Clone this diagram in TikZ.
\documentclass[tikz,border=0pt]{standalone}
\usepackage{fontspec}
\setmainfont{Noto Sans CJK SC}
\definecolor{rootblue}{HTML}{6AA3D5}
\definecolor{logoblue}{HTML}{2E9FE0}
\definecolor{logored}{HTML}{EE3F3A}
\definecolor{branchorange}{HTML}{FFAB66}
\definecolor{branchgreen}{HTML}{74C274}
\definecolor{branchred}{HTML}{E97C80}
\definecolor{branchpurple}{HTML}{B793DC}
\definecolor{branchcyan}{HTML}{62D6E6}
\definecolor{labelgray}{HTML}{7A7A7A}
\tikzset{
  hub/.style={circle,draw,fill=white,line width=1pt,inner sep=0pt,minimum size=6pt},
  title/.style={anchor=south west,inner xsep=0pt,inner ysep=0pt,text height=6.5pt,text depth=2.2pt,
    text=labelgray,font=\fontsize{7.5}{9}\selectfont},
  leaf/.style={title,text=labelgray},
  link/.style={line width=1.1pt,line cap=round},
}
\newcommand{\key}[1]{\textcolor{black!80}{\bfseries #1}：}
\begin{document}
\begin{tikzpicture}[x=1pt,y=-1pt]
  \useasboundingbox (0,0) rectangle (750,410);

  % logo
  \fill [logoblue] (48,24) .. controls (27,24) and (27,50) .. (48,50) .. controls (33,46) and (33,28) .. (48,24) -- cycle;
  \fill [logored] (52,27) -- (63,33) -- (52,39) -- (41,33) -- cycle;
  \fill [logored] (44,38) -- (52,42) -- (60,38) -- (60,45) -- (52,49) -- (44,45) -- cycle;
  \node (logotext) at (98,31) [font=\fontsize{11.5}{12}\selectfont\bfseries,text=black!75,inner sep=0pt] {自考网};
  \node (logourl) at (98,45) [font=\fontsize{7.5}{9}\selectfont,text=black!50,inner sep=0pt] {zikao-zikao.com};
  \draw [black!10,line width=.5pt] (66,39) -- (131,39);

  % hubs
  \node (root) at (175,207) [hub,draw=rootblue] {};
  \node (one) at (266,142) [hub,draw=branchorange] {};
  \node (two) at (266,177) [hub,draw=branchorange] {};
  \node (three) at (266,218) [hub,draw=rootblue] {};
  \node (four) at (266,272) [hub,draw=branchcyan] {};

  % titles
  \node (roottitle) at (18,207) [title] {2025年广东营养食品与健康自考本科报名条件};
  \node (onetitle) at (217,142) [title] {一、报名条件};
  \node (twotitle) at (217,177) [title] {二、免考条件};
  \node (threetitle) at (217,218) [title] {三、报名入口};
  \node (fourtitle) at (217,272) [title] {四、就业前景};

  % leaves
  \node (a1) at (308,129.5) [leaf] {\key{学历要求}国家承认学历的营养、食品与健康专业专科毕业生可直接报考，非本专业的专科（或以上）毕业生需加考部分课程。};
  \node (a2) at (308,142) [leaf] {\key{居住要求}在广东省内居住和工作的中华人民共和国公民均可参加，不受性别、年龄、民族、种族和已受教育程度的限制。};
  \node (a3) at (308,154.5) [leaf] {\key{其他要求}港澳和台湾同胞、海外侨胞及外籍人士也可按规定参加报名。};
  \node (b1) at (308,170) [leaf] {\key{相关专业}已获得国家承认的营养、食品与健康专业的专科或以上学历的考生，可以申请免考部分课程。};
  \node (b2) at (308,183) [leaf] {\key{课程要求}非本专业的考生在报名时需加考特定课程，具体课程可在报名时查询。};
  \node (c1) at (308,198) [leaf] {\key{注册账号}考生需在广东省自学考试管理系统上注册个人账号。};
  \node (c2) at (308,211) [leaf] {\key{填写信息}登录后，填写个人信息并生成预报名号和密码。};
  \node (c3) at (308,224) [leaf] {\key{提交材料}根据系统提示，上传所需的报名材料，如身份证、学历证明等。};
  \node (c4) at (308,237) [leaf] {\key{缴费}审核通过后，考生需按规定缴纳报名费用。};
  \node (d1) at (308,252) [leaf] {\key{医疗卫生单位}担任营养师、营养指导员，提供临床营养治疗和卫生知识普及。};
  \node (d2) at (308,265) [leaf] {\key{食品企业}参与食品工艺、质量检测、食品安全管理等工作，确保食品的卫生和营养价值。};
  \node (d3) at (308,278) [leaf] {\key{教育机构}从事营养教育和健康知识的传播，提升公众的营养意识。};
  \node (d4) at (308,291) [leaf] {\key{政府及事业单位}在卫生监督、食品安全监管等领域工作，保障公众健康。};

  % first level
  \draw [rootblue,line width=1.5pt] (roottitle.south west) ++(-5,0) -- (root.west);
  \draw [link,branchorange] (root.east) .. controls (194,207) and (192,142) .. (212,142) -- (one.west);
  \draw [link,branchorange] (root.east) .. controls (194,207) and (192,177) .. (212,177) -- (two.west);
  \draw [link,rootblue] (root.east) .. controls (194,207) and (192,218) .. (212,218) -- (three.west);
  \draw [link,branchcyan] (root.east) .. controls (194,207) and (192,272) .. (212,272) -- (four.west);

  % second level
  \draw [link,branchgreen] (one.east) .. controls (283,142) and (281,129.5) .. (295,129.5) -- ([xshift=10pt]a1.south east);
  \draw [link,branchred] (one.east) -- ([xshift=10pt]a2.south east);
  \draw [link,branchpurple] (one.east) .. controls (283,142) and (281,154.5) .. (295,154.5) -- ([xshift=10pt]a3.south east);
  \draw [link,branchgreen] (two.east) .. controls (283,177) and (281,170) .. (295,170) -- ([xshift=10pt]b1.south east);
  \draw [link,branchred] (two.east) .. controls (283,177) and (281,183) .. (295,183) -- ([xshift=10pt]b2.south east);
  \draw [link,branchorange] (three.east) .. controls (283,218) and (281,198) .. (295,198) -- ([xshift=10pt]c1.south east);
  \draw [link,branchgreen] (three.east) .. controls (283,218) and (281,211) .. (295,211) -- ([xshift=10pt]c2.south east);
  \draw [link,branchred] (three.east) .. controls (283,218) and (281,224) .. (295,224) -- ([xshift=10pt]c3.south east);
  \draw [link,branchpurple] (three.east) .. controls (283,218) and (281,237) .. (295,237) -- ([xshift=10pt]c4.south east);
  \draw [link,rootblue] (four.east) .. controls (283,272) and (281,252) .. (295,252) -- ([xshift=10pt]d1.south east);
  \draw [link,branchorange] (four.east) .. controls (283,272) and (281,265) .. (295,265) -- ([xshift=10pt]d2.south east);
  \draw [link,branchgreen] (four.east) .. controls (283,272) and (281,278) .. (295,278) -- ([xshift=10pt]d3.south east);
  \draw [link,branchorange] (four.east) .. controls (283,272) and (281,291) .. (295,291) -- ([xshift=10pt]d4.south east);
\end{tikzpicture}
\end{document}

+ + + + + + +

_Work required_
Quote the listing above from its first line to the line with "(0,0) rectangle (750,410);", inclusive, and add nothing.

_Answer to the problem_
Clone this diagram in TikZ.
\documentclass[tikz,border=0pt]{standalone}
\usepackage{fontspec}
\setmainfont{Noto Sans CJK SC}
\definecolor{rootblue}{HTML}{6AA3D5}
\definecolor{logoblue}{HTML}{2E9FE0}
\definecolor{logored}{HTML}{EE3F3A}
\definecolor{branchorange}{HTML}{FFAB66}
\definecolor{branchgreen}{HTML}{74C274}
\definecolor{branchred}{HTML}{E97C80}
\definecolor{branchpurple}{HTML}{B793DC}
\definecolor{branchcyan}{HTML}{62D6E6}
\definecolor{labelgray}{HTML}{7A7A7A}
\tikzset{
  hub/.style={circle,draw,fill=white,line width=1pt,inner sep=0pt,minimum size=6pt},
  title/.style={anchor=south west,inner xsep=0pt,inner ysep=0pt,text height=6.5pt,text depth=2.2pt,
    text=labelgray,font=\fontsize{7.5}{9}\selectfont},
  leaf/.style={title,text=labelgray},
  link/.style={line width=1.1pt,line cap=round},
}
\newcommand{\key}[1]{\textcolor{black!80}{\bfseries #1}：}
\begin{document}
\begin{tikzpicture}[x=1pt,y=-1pt]
  \useasboundingbox (0,0) rectangle (750,410);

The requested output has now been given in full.